Elle n’a par conséquent pas manqué de faire part de son "profond regret" à l’idée que "les assurances politiques données par deux ministres français mandatés officiellement pour discuter de cette question avec la Commission européenne (à savoir Pierre Lellouche et Eric Besson) sont maintenant ouvertement en contradiction avec une circulaire administrative de ce même gouvernement".
"Le rôle de la Commission en tant que gardienne des Traités est rendu extrêmement difficile si nous ne pouvons plus avoir confiance dans les assurances données par deux ministres lors d'une réunion formelle avec deux commissaires et en présence de 15 fonctionnaires de haut niveau de part et d'autre de la table", a poursuivi la commissaire avant de lancer : "Vu l'importance de la situation, il ne s'agit pas d'une offense mineure. Après 11 ans d'expérience à la Commission, je dirais même plus, c'est une honte".
Rappelant que "la discrimination sur base de l'origine ethnique ou de la race n'a pas sa place en Europe", Viviane Reding a jugé "extrêmement troublant que l'un de nos Etats membres, à travers des actes de son administration, remette en question, de manière aussi grave, les valeurs communes et le droit de l'Union européenne".
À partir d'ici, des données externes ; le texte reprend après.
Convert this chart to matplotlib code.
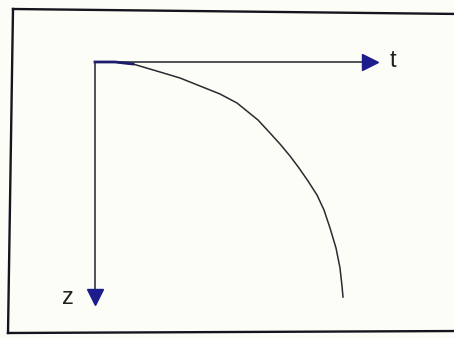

Viviane Reding, qui a déclaré avoir pris note de la signature la veille d’une nouvelle circulaire éliminant toute référence à un groupe ethnique spécifique, a cependant appelé à ce que changent non seulement les mots, "mais aussi le comportement des autorités françaises" dont elle attend une explication rapide.
Viviane Reding a assuré que la Commission tiendrait compte de l'ensemble de ces évolutions ainsi que toute autre documentation pertinente dans son analyse juridique finale de la situation, laquelle doit être finalisée dans les jours qui viennent.
Mais elle s’est dite "personnellement convaincue" que "la Commission n'aura pas d'autre choix que d'ouvrir une procédure d'infraction à l'encontre de la France sur la base de deux motifs :
Si Viviane Reding entend bien donner aux autorités françaises le droit de soumettre dans les prochains jours leurs commentaires sur les nouveaux développements, elle a cependant mis en garde en déclarant que sa patience arrivait "à ses limites", ajoutant que "trop c'est trop". Car comme elle l’a souligné, "aucun Etat membre n'est en droit de s'attendre à un traitement spécial lorsque les valeurs fondamentales et le droit européen sont en jeu".
La vice-présidente de la Commission a saisi l’occasion pour exprimer son désaccord avec les déclarations faites la veille par Pierre Lellouche. Elle ainsi tenu à rappeler "le rôle de la Commission en tant que gardienne des Traités, qui est un des fondements de l'Union européenne – une Union dont la cohésion existe, non pas par la force, mais par le respect des règles de droit convenues par tous les Etats membres, y compris la France".